Actually, they are the people you’d least suspect: the white working- and middle-class straight Americans who support conservative politicians and a right-wing agenda. For short, since their current Great Leader in the White House is President Twitterman, I’ll call them the Lesser Twitters, or LTs.

What’s compassionate about their agenda? you may ask. How can people who favor holding immigrant children in cages be considered Samaritans?

Let’s look at what LTs are giving up and on whose behalf.

Obviously, by supporting policies aimed at benefiting the rich, LTs sacrifice their own prosperity, since the idea that wealth trickles down from top to middle to bottom has been proven a hoax. Nor is it possible that obsolescent, polluting industries like coal mining can ever make a comeback. The “jobs” that right-wing politicians claim to preserve or resurrect will never again be a major force in America. If such activities persist at all in the future, they’ll be done by robots.

On the surface many LTs refuse to accept these truths, but in their hearts they understand, and they realize they are making a sacrifice. They don’t believe, of course, that they are giving up their well-being for the sake of obscenely wealthy corporate leaders, hedge fund managers, and lobbyists. No, in their view they are acting to preserve important social values, such as the right to life and the sanctity of marriage, the issues that Republican politicians have played up for at least two generations, since Richard Nixon and Spiro Agnew (both later disgraced and chased from office) began appealing to the “silent majority” in 1969.

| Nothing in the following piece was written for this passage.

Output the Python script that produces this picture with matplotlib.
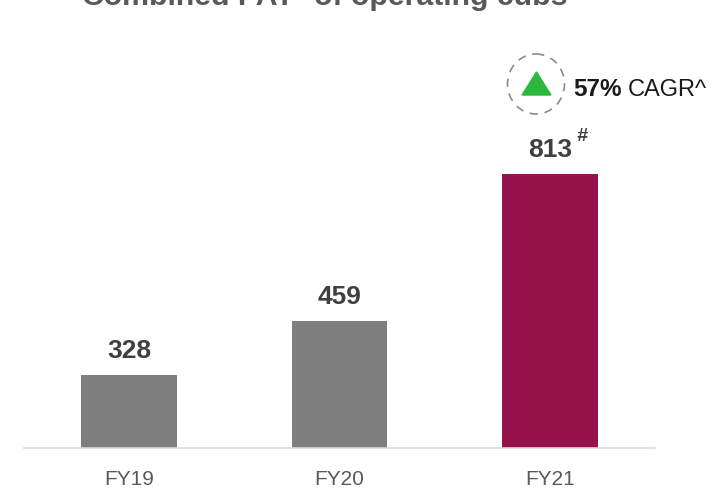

What’s interesting is that these so-called family values do not generally affect LTs themselves. If you’re against gay marriage, for example, you won’t marry another person of the same sex, and probably your family members won’t either. Similarly, if you’re against abortion, you don’t have to have one, nor does your partner. These are issues that pertain to other people. By opposing liberal laxity on these matters, LTs are trying to save the rest of us from sin.

Arguably, this is true for even the hottest of hot-button issues, immigration and refugees. Most LTs have scant personal experience with immigrants. Maybe, speeding past in their SUVs, they’ll glimpse a Latino mowing a lawn, or on occasion, through a swinging kitchen door, they’ll catch sight of a swarthy person washing dishes in a restaurant. Hardly a threat in either case. Again, this is a matter that applies to other people, and in screaming their support for cruelty at the border, LTs are acting to save the rest of us who might actually need those jobs mowing lawns or washing dishes, at least until the robots move in.

Let’s take a moment, then, to recognize the LTs as the true Samaritans among us. Yes, they may be rewarded at Armageddon—and at that point they’ll certainly get to shout “I told you so”—but we should offer some appreciation in this life as well.

Let’s each light a holiday candle for the LTs. If you don’t celebrate a holiday involving candles, you can make a cross of two sticks, set it on fire and plant it on a suspicious person’s lawn. It’s the least we can do.